#### Goal of the exercise:
Using the listing below, please gather every line containing the word "this".

Code that draws figures:
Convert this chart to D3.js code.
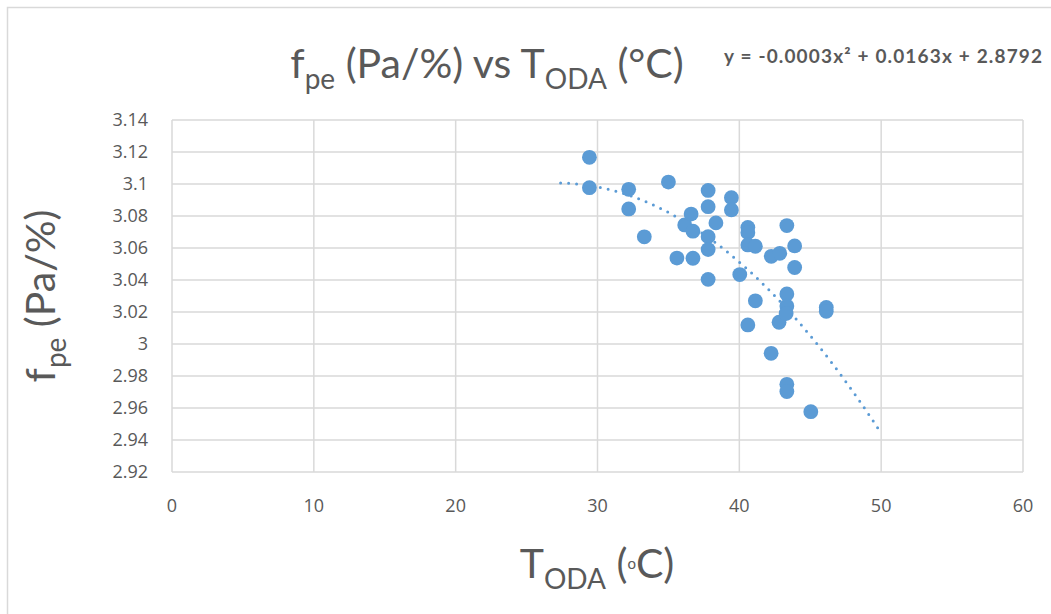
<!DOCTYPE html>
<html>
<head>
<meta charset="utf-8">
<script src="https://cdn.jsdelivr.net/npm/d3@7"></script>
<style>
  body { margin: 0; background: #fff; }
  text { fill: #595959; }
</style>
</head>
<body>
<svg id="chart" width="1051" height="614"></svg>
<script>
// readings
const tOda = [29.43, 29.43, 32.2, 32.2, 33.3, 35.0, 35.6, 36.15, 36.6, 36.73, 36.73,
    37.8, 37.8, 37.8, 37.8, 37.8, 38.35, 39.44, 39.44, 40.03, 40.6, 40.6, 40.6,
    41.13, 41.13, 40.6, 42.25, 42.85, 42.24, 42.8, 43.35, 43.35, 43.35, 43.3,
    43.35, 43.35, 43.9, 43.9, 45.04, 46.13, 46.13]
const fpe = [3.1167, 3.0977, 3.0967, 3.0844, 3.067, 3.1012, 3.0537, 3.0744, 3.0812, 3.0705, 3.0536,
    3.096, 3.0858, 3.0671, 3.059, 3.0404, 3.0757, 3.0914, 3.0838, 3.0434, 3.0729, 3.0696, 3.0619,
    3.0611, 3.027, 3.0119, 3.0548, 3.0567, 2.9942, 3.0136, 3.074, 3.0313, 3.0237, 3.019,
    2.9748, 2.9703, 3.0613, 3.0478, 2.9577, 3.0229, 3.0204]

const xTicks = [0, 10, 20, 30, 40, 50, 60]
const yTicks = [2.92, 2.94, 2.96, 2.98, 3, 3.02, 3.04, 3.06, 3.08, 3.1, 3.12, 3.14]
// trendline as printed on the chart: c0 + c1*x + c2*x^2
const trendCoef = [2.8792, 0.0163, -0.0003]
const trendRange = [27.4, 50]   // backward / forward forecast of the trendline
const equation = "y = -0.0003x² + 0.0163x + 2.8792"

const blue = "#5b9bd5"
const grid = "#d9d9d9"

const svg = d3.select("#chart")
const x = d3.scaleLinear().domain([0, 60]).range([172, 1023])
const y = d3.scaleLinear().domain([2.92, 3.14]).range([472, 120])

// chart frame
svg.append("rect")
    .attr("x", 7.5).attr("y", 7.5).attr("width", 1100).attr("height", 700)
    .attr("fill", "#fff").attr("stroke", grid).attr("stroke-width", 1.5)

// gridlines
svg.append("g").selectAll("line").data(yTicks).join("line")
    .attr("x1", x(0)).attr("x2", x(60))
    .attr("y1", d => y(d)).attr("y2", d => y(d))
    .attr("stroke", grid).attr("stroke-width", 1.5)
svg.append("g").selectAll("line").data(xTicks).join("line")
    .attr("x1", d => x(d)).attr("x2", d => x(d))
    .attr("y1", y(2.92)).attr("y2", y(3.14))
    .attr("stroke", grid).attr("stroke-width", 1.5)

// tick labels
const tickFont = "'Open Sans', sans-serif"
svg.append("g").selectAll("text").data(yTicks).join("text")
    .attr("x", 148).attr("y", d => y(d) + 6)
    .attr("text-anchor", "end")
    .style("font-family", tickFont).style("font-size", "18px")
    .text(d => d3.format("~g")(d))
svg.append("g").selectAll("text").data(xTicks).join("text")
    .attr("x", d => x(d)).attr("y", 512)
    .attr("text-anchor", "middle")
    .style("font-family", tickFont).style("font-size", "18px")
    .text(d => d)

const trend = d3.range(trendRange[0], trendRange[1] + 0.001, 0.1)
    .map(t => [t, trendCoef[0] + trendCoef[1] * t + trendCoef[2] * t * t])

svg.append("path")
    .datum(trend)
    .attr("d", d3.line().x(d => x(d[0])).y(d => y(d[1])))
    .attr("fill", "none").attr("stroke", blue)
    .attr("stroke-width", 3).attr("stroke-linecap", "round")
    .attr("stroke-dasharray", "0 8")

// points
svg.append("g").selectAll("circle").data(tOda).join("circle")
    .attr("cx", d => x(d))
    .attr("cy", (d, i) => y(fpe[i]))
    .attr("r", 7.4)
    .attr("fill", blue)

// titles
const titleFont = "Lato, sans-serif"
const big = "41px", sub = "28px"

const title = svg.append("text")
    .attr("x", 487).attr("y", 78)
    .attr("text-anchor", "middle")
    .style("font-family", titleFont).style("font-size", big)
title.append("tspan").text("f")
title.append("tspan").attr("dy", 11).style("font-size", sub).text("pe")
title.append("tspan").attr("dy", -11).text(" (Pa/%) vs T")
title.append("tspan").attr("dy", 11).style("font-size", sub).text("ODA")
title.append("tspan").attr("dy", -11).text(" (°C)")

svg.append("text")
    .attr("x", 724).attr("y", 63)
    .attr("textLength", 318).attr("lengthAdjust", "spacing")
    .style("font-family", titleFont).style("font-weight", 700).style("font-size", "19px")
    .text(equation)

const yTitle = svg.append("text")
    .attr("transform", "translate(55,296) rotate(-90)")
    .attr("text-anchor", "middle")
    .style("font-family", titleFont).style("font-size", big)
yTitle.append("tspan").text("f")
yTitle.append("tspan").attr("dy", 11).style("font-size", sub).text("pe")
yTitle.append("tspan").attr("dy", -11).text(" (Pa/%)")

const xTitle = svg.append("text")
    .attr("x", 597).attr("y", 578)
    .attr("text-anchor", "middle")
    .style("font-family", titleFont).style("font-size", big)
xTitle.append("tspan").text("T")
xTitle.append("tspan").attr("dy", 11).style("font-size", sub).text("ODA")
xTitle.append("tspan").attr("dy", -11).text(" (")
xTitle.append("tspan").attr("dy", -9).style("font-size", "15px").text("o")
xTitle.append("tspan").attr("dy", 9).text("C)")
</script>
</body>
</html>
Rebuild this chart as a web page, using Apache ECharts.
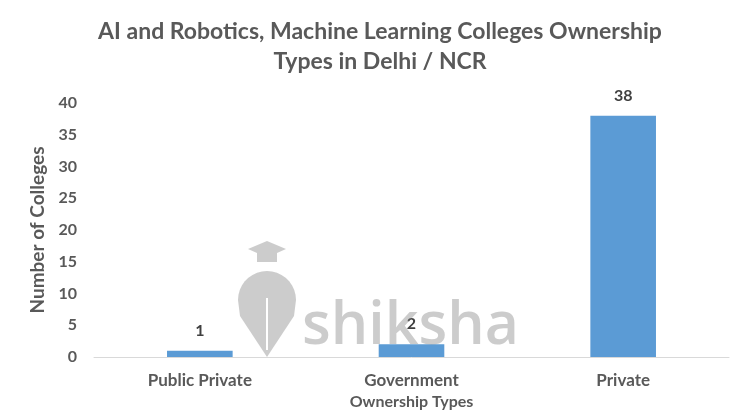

#### Written solution:
Convert this chart to D3.js code.
Rebuild this chart as a web page, using Apache ECharts.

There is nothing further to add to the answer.